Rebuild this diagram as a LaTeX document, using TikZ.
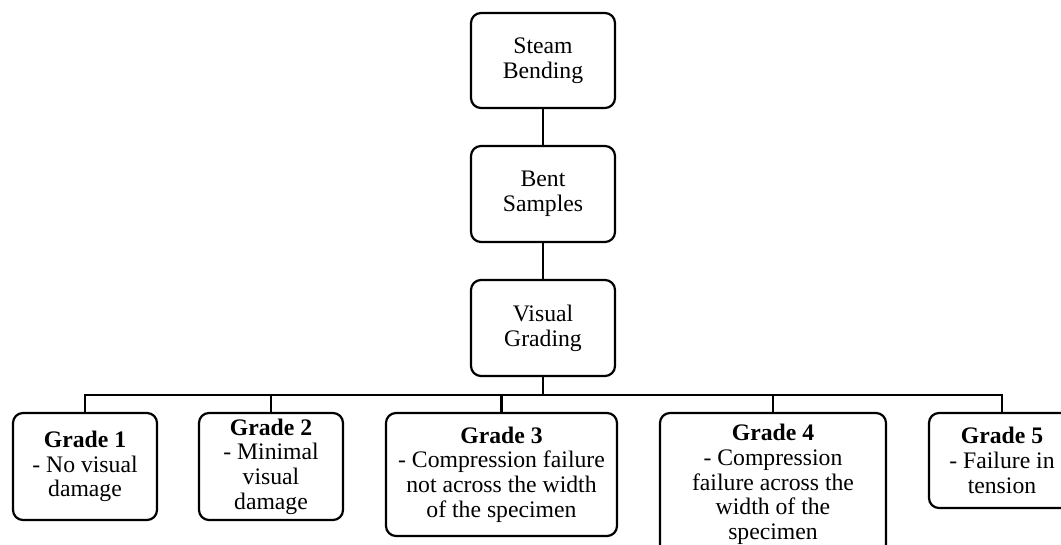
\documentclass[tikz,border=0pt]{standalone}
\usepackage{fontspec}
\setmainfont{Liberation Serif}
\begin{document}
\begin{tikzpicture}[x=1pt,y=-1pt,
  box/.style={draw=black, line width=2.2pt, rounded corners=10pt, fill=white,
    align=center, inner sep=0pt, font=\fontsize{23.7}{24.7}\selectfont},
  conn/.style={draw=black, line width=2.2pt}]
\useasboundingbox (0,0) rectangle (1061,544);
\node[box, minimum width=144pt, minimum height=95pt] (steam) at (543,60.5) {Steam\\Bending};
\node[box, minimum width=144pt, minimum height=96pt] (bent) at (543,194) {Bent\\Samples};
\node[box, minimum width=144pt, minimum height=96pt] (visual) at (543,328) {Visual\\Grading};
\coordinate (bar) at (543,395);
\node[box, minimum width=144pt, minimum height=107pt] (g1) at (85,466.5) {\textbf{Grade 1}\\- No visual\\damage};
\node[box, minimum width=144pt, minimum height=107pt] (g2) at (271,466.5) {\textbf{Grade 2}\\- Minimal\\visual\\damage};
\node[box, minimum width=231pt, minimum height=123pt] (g3) at (501.5,474.5) {\textbf{Grade 3}\\- Compression failure\\not across the width\\of the specimen};
\node[box, minimum width=226pt, minimum height=143pt] (g4) at (773,484.5) {\textbf{Grade 4}\\- Compression\\failure across the\\width of the\\specimen};
\node[box, minimum width=146pt, minimum height=95pt] (g5) at (1002,460.5) {\textbf{Grade 5}\\- Failure in\\tension};
\draw[conn] (steam.south) -- (bent.north);
\draw[conn] (bent.south) -- (visual.north);
\draw[conn] (visual.south) -- (bar);
\draw[conn] (g1.north) |- (bar);
\draw[conn] (g5.north) |- (bar);
\draw[conn] (g2.north) -- (g2.north |- bar);
\draw[conn] (g3.north) -- (g3.north |- bar);
\draw[conn] (g4.north) -- (g4.north |- bar);
\end{tikzpicture}
\end{document}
== == ==
*Task*.
Keep every word of the data as it is when you write it out, but drop the pictures.

*Written solution*.
Rebuild this diagram as a LaTeX document, using TikZ.
\documentclass[tikz,border=0pt]{standalone}
\usepackage{fontspec}
\setmainfont{Liberation Serif}
\begin{document}
\begin{tikzpicture}[x=1pt,y=-1pt,
  box/.style={draw=black, line width=2.2pt, rounded corners=10pt, fill=white,
    align=center, inner sep=0pt, font=\fontsize{23.7}{24.7}\selectfont},
  conn/.style={draw=black, line width=2.2pt}]
\useasboundingbox (0,0) rectangle (1061,544);
\node[box, minimum width=144pt, minimum height=95pt] (steam) at (543,60.5) {Steam\\Bending};
\node[box, minimum width=144pt, minimum height=96pt] (bent) at (543,194) {Bent\\Samples};
\node[box, minimum width=144pt, minimum height=96pt] (visual) at (543,328) {Visual\\Grading};
\coordinate (bar) at (543,395);
\node[box, minimum width=144pt, minimum height=107pt] (g1) at (85,466.5) {\textbf{Grade 1}\\- No visual\\damage};
\node[box, minimum width=144pt, minimum height=107pt] (g2) at (271,466.5) {\textbf{Grade 2}\\- Minimal\\visual\\damage};
\node[box, minimum width=231pt, minimum height=123pt] (g3) at (501.5,474.5) {\textbf{Grade 3}\\- Compression failure\\not across the width\\of the specimen};
\node[box, minimum width=226pt, minimum height=143pt] (g4) at (773,484.5) {\textbf{Grade 4}\\- Compression\\failure across the\\width of the\\specimen};
\node[box, minimum width=146pt, minimum height=95pt] (g5) at (1002,460.5) {\textbf{Grade 5}\\- Failure in\\tension};
\draw[conn] (steam.south) -- (bent.north);
\draw[conn] (bent.south) -- (visual.north);
\draw[conn] (visual.south) -- (bar);
\draw[conn] (g1.north) |- (bar);
\draw[conn] (g5.north) |- (bar);
\draw[conn] (g2.north) -- (g2.north |- bar);
\draw[conn] (g3.north) -- (g3.north |- bar);
\draw[conn] (g4.north) -- (g4.north |- bar);
\end{tikzpicture}
\end{document}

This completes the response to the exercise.